Last week's sinking of the Titan, a deep-diving tourist submarine charging $250,000 US a shot to view the wreck of the Titanic out a 20-inch window for a few minutes, captured the imagination of the world's media in a way that exposes some of the deep rifts of our society.

Very early in my mandate, just weeks after the 2015 election, there was a major terrorist attack in Paris, France, killing over 130 people. My newly hired staff, aware of the public attention the event was getting, wanted me to post a statement on my Facebook page, as politicians so often do.

I refused, noting that if we did so, we must also address the 89 people killed the previous day in a suicide bombing in Beirut, Lebanon. I was not going to post only about terrorist attacks that affected affluent Europeans; either we recognize all, or we recognize none. And if we were to do all, we would become little more than a newsfeed for terrorist incidents around the world. That was not our role.

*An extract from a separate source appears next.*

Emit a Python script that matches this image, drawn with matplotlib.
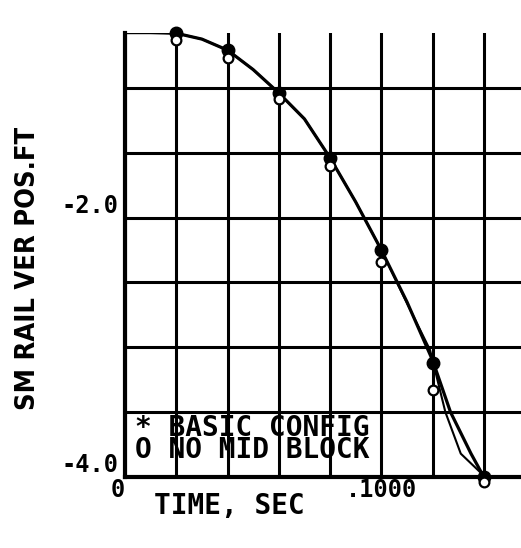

The same day as the Titan lost contact with its mother ship, a fishing boat overloaded with refugees reported to be from Libya, Syria, and Pakistan, capsized off the coast of Greece, with hundreds of them dying and a muted ‘aw, man!’ reaction from nearby European powers, leading to widespread comparisons of the two events and our reactions to them.

What, again, is so special about five people on a high-risk dive to a now-ancient shipwreck requiring the mass international mobilization of navies and coast guards from both sides of the Atlantic? What makes them more special than the hundreds of refugees drowning in the Mediterranean?

The only discernible difference is that one of the vessels had a billionaire on board, while the other had people whose only hope was to have a most basic quality of life leaving, it should be noted, countries afflicted by extensive foreign interference over many years.

It takes us back to some core values we have in western culture, not all of which are to be proud of. When we meet each other for the first time, we often ask each other what the other does for a living. What, in other words, is your value?

If you shoplift from a store and are caught, you can face severe criminal penalties. If the same store steals from you, through dishonest marketing, underpaying employees, or overcharging customers, for example, it is largely dismissed. Pursuing it as a matter of criminal law is all but out of the question; pursuing it as a civil matter unachievable by those whom it affects. The store has more value and is better protected by social structures.

On the Titanic, the life saving equipment on board was insufficient for all passengers. Women and children were prioritized by the ship’s crew, and at that higher paying first-class passengers were given first dibs at living. In the end, 62 percent of first class passengers lived, with just four women in first class perishing, while only 25 percent of third class passengers made it ashore.

Back, then, to the Titan, now lying in pieces just a few hundred feet from the Titanic, forever linked not only by the value society placed on those aboard.